After the second round of tit-for-tat tariffs imposed by the two economic giants in August, the risk to trade momentum was heightened further when the US imposed a third round of tariffs on Chinese imports valued at RM200 billion on Sept 24, RAM noted. "At 10% initially, this rate is set to increase to 25% in January 2019," it said in a statement today.

Malaysia is among countries expected to benefit from the trade diversion effect of the tariffs imposed by the two economic giants — with the biggest potential gain seen in the electrical and electronic (E&E) products space — though competition from other markets in the region may dilute some of the potential gains.

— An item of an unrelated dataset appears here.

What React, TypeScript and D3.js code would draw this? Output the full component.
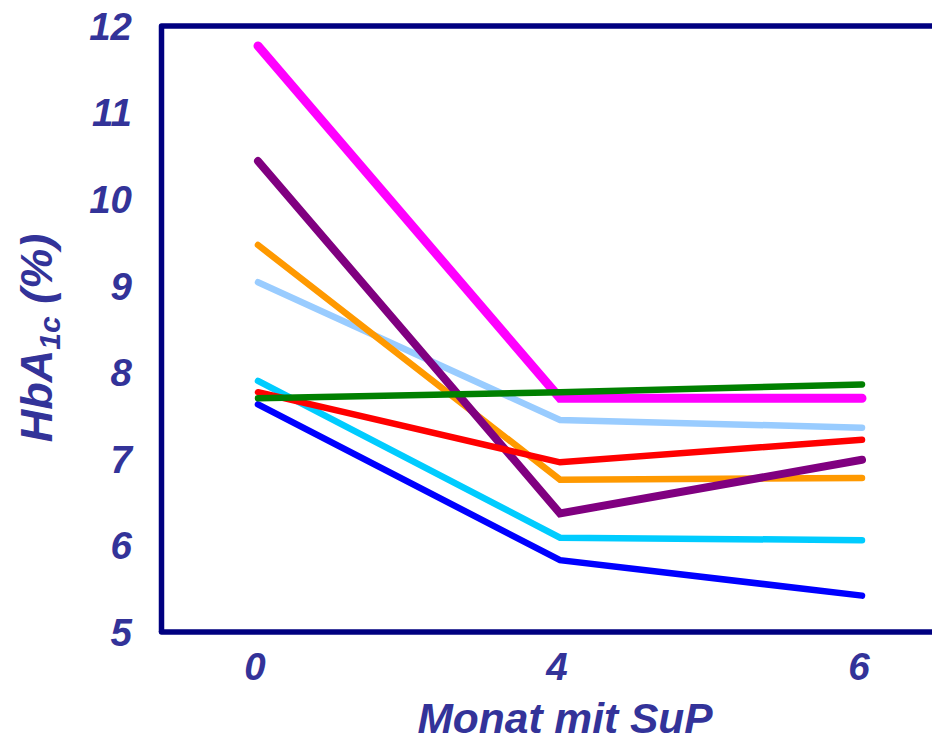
import React from "react";
import * as d3 from "d3";

const months = ["0", "4", "6"];
const yTicks = [5, 6, 7, 8, 9, 10, 11, 12];

const blue = [7.63, 5.83, 5.42];
const cyan = [7.9, 6.09, 6.06];
const lightBlue = [9.04, 7.45, 7.36];
const orange = [9.47, 6.76, 6.78];
const purple = [10.44, 6.37, 6.99];
const magenta = [11.77, 7.7, 7.7];
const red = [7.77, 6.96, 7.22];
const green = [7.7, 7.77, 7.86];

const series = [
  { name: "blue", values: blue, color: "#0000FF", w: 6.5 },
  { name: "cyan", values: cyan, color: "#00CCFF", w: 6.5 },
  { name: "lightBlue", values: lightBlue, color: "#99CCFF", w: 6.5 },
  { name: "orange", values: orange, color: "#FF9900", w: 6.5 },
  { name: "purple", values: purple, color: "#800080", w: 8 },
  { name: "magenta", values: magenta, color: "#FF00FF", w: 9 },
  { name: "red", values: red, color: "#FF0000", w: 6.5 },
  { name: "green", values: green, color: "#008000", w: 6.5 },
];

const W = 932;
const H = 738;
const left = 161.5;
const top = 26;
const bottom = 632;

export default function App() {
  const x = d3.scalePoint<string>().domain(months).range([258, 862]);
  const y = d3.scaleLinear().domain([5, 12]).range([bottom, top]);
  const line = d3
    .line<number>()
    .x((_, i) => x(months[i]) as number)
    .y((d) => y(d));
  const font = "'Liberation Sans', Arial, sans-serif";
  const txt = "#333399";
  return (
    <svg
      width={W}
      height={H}
      style={{ position: "absolute", left: 0, top: 0, background: "#fff" }}
    >
      {series.map((s) => (
        <path
          key={s.name}
          d={line(s.values) || ""}
          fill="none"
          stroke={s.color}
          strokeWidth={s.w}
          strokeLinecap="round"
          strokeLinejoin="miter"
        />
      ))}
      <path
        d={`M${left},${bottom}V${top}H${W + 5}`}
        fill="none"
        stroke="#000080"
        strokeWidth={5.5}
        strokeLinejoin="round"
      />
      <path
        d={`M${left},${bottom}H${W + 5}`}
        fill="none"
        stroke="#000080"
        strokeWidth={5.5}
        strokeLinecap="round"
      />
      {yTicks.map((t) => (
        <text
          key={t}
          x={132}
          y={y(t)}
          dy="0.36em"
          textAnchor="end"
          fontFamily={font}
          fontWeight="bold"
          fontStyle="italic"
          fontSize={38.5}
          fill={txt}
        >
          {t}
        </text>
      ))}
      {months.map((m) => (
        <text
          key={m}
          x={(x(m) as number) - 3}
          y={680}
          textAnchor="middle"
          fontFamily={font}
          fontWeight="bold"
          fontStyle="italic"
          fontSize={38.5}
          fill={txt}
        >
          {m}
        </text>
      ))}
      <text
        x={565}
        y={733}
        textAnchor="middle"
        fontFamily={font}
        fontWeight="bold"
        fontStyle="italic"
        fontSize={42.5}
        fill={txt}
      >
        Monat mit SuP
      </text>
      <text
        transform={`translate(52,${338}) rotate(-90)`}
        textAnchor="middle"
        fontFamily={font}
        fontWeight="bold"
        fontStyle="italic"
        fontSize={45}
        fill={txt}
      >
        HbA
        <tspan fontSize={30} dy={8}>
          1c
        </tspan>
        <tspan dy={-8}> (%)</tspan>
      </text>
    </svg>
  );
}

There is further potential for E&E trade diversion for Malaysia in the third round of US-China tariffs on Sept 24, despite not being a main beneficiary of the overall basket of goods tariffed, RAM said.

"Electronic components under both US and China’s set of tariffs, respectively, constitute 6.8% and 16.4% of Malaysia’s overall exports, with correspondingly strong RCAs of 1.38 and 1.50,” said RAM's head of research Kristina Fong, who was referring to the country's Revealed Comparative Advantages to benefit from the US’s second round of tariffs (imposed on Aug 23) on China, which places heavier focus on semiconductors.

That said, she noted markets like Vietnam and the Philippines have higher RCAs for this group of products.

E&E products constituted 36.7% of Malaysia’s total exports in 2017.